Sur le plan de l’accessibilité, Atelier Yumia fait preuve d’une modernité relative. Des options de police agrandie, un mode daltonien et des commandes simplifiées sont disponibles, mais l’absence de narration vocale des menus, de remappage complet des touches, et de filtres visuels spécifiques aux troubles de la concentration le rend peu accueillant pour les joueuses et joueurs en situation de handicap cognitif ou visuel. Un effort partiel, encore trop timide, pour une série qui semble vouloir s’ouvrir à un public plus large, sans toujours lui en donner les moyens.

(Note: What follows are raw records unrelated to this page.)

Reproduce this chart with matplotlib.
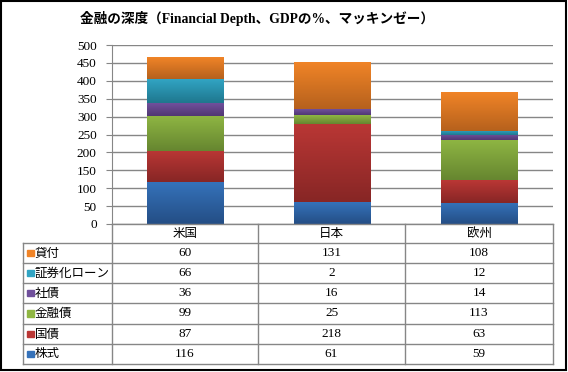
import numpy as np
import matplotlib
matplotlib.use("Agg")
import matplotlib.pyplot as plt
from matplotlib.colors import LinearSegmentedColormap
from matplotlib.patches import Rectangle

# data (GDP %)
regions = ["米国", "日本", "欧州"]
series = ["株式", "国債", "金融債", "社債", "証券化ローン", "貸付"]
kabu = [116, 61, 59]
kokusai = [87, 218, 63]
kinyusai = [99, 25, 113]
shasai = [36, 16, 14]
shokenka = [66, 2, 12]
kashitsuke = [60, 131, 108]
values = [kabu, kokusai, kinyusai, shasai, shokenka, kashitsuke]
yticks = list(range(0, 501, 50))

# (top, bottom) colours of the gradients
grads = [("#3572BA", "#244E85"), ("#BA3735", "#872625"), ("#8FB643", "#668630"),
         ("#70509C", "#513873"), ("#31A4C3", "#1F778E"), ("#F08427", "#B6611D")]

W, H = 568, 372
fig = plt.figure(figsize=(W / 100, H / 100), dpi=100)

serif = ["Liberation Serif", "Noto Sans CJK JP"]
jp = ["Noto Sans CJK JP", "DejaVu Sans"]

L, R, T, B = 112, 553, 45, 224
ax = fig.add_axes([L / W, 1 - B / H, (R - L) / W, (B - T) / H])
x = np.arange(len(regions))
bottom = np.zeros(len(regions))
for vals, (ctop, cbot) in zip(values, grads):
    bars = ax.bar(x, vals, 0.52, bottom=bottom, color=ctop, zorder=3)
    cmap = LinearSegmentedColormap.from_list("g", [cbot, ctop])
    for b in bars:
        bx, by, bw, bh = b.get_x(), b.get_y(), b.get_width(), b.get_height()
        grad = np.linspace(1, 0, 64).reshape(-1, 1)
        ax.imshow(grad, cmap=cmap, extent=[bx, bx + bw, by, by + bh],
                  aspect="auto", zorder=4, interpolation="bilinear")
    bottom += np.array(vals)

ax.set_xlim(-0.5, len(regions) - 0.5)
ax.set_ylim(0, 500)
ax.set_yticks(yticks)
ax.set_yticklabels([str(t) for t in yticks], family=serif, fontsize=9.5)
ax.set_xticks([])
ax.yaxis.grid(True, color="#868686", lw=1, zorder=0)
ax.tick_params(axis="y", length=4, color="#868686", pad=7)
for s in ["top", "right", "bottom"]:
    ax.spines[s].set_visible(False)
ax.spines["left"].set_color("#868686")

# data table drawn in pixel coordinates
tab = fig.add_axes([0, 0, 1, 1])
tab.set_xlim(0, W)
tab.set_ylim(H, 0)
tab.axis("off")
gc = "#868686"
cols = [23, 112, 258, 405, 553]
rows = [224, 243, 263, 283, 303, 324, 344, 364]
for yy in rows[1:]:
    tab.plot([cols[0], cols[-1]], [yy, yy], color=gc, lw=1)
tab.plot([cols[1], cols[-1]], [rows[0], rows[0]], color=gc, lw=1)
tab.plot([cols[0], cols[0]], [rows[1], rows[-1]], color=gc, lw=1)
for xx in cols[1:]:
    tab.plot([xx, xx], [rows[0], rows[-1]], color=gc, lw=1)

for j, name in enumerate(regions):
    tab.text((cols[j + 1] + cols[j + 2]) / 2, (rows[0] + rows[1]) / 2, name,
             ha="center", va="center", fontsize=9, family=jp)

for i, (name, vals, (ctop, cbot)) in enumerate(
        reversed(list(zip(series, values, grads)))):
    yc = (rows[i + 1] + rows[i + 2]) / 2
    tab.add_patch(Rectangle((27, yc - 3.5), 6.5, 6.5, color=ctop))
    tab.text(35, yc, name, ha="left", va="center", fontsize=9, family=jp)
    for j, v in enumerate(vals):
        tab.text((cols[j + 1] + cols[j + 2]) / 2, yc, str(v),
                 ha="center", va="center", fontsize=9.5, family=serif)

tab.text(257, 18, "金融の深度（Financial Depth、GDPの%、マッキンゼー）",
         ha="center", va="center", fontsize=9.8, fontweight="bold", family=serif)

tab.add_patch(Rectangle((1, 1), W - 3.5, H - 3.5, fill=False, ec="black", lw=1.5))

fig.savefig("out.png", dpi=100)
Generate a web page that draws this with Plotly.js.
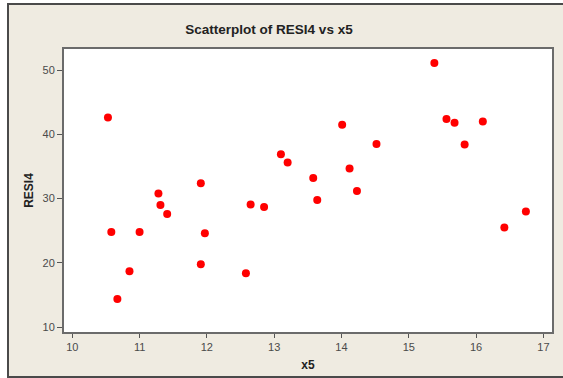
<!DOCTYPE html>
<html>
<head>
<meta charset="utf-8">
<script src="https://cdn.plot.ly/plotly-3.0.1.min.js"></script>
<style>
  html, body { margin: 0; padding: 0; background: #ffffff; width: 563px; height: 378px; overflow: hidden; }
  #frame { position: absolute; left: 7px; top: 3px; width: 554px; height: 371px;
           border-top: 2px solid #4a4a4a; border-left: 2px solid #4a4a4a; border-bottom: 2px solid #4a4a4a;
           background: #efebe1; }
  #plot { width: 554px; height: 371px; }
</style>
</head>
<body>
<div id="frame"><div id="plot"></div></div>
<script>
// x5 values
const x5 = [10.53, 10.58, 11.00, 10.85, 10.67, 11.28, 11.31, 11.41, 11.91, 11.97,
            11.91, 12.58, 12.65, 12.85, 13.10, 13.20, 13.58, 13.64, 14.01, 14.12,
            14.23, 14.52, 15.38, 15.56, 15.68, 16.10, 15.83, 16.42, 16.74];
// RESI4 values
const resi4 = [42.6, 24.8, 24.8, 18.7, 14.4, 30.8, 29.0, 27.6, 32.4, 24.6,
               19.8, 18.4, 29.1, 28.7, 36.9, 35.6, 33.2, 29.8, 41.5, 34.7,
               31.2, 38.5, 51.1, 42.4, 41.8, 42.0, 38.4, 25.5, 28.0];
const xTicks = [10, 11, 12, 13, 14, 15, 16, 17];
const yTicks = [10, 20, 30, 40, 50];

const tickFont = { family: 'Liberation Sans, Arial, sans-serif', size: 11, color: '#4a4a4a' };
const boldFont = { family: 'Liberation Sans, Arial, sans-serif', size: 12, color: '#222222', weight: 'bold' };

const trace = {
  type: 'scatter', mode: 'markers', x: x5, y: resi4,
  marker: { color: '#ff0000', size: 8 },
  hoverinfo: 'skip'
};

const layout = {
  width: 554, height: 371,
  margin: { l: 55, r: 11, t: 44, b: 44 },
  paper_bgcolor: '#efebe1', plot_bgcolor: '#ffffff',
  showlegend: false,
  title: { text: '<b>Scatterplot of RESI4 vs x5</b>', x: 260 / 554, xref: 'container', xanchor: 'center',
           y: 1 - 24 / 371, yref: 'container', yanchor: 'middle',
           font: { family: 'Liberation Sans, Arial, sans-serif', size: 13.5, color: '#222222' } },
  xaxis: {
    range: [9.877, 17.128], tickvals: xTicks, ticktext: xTicks.map(String),
    ticks: 'outside', ticklen: 4, tickwidth: 1, tickcolor: '#555555',
    showgrid: false, zeroline: false, showline: true, mirror: true,
    linecolor: '#6b6b6b', linewidth: 2, tickfont: tickFont,
    title: { text: '<b>x5</b>', font: boldFont, standoff: 8 }
  },
  yaxis: {
    range: [9.25, 53.27], tickvals: yTicks, ticktext: yTicks.map(String),
    ticks: 'outside', ticklen: 5, tickwidth: 1, tickcolor: '#555555',
    showgrid: false, zeroline: false, showline: true, mirror: true,
    linecolor: '#6b6b6b', linewidth: 2, tickfont: tickFont,
    title: { text: '<b>RESI4</b>', font: boldFont, standoff: 6 }
  }
};

Plotly.newPlot('plot', [trace], layout, { displayModeBar: false, staticPlot: true });
</script>
</body>
</html>
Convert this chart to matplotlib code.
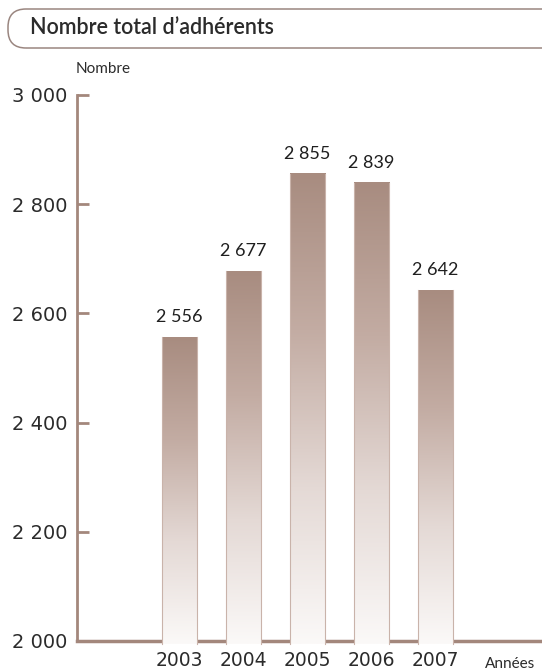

En matière de rejouabilité, Yumia propose plusieurs fins, liées à la gestion de vos interactions avec les personnages rencontrés et à vos choix dans la restauration de certains lieux-clés. Le système de fragments de souvenirs, qui permet de reconstituer ou d’altérer certains éléments narratifs, ouvre des bifurcations intéressantes — mais dans les faits, seules deux fins sont vraiment différentes, les autres étant des variations plus symboliques que structurelles.
Quant aux quêtes secondaires, leur qualité est hétérogène. Certaines, liées à des personnages oubliés ou à des lieux effacés de la carte, offrent de beaux moments narratifs — intimes, déroutants, chargés d’émotion. D’autres, malheureusement, sombrent dans le registre du remplissage : collecte d’objets répétitive, monstres à chasser sans lien thématique, dialogues creux. Ce déséquilibre nuit au rythme global, surtout dans un jeu où chaque détour devrait être porteur de sens.
Atelier Yumia est un monde morcelé jusque dans ses mécaniques. Il tente de tout transformer, mais tout ne prend pas. Il avance, certes, mais souvent à reculons. Et c’est dans ces hésitations, dans ces moments où l’alchimie ne fonctionne pas tout à fait, que le jeu trahit son propre vertige.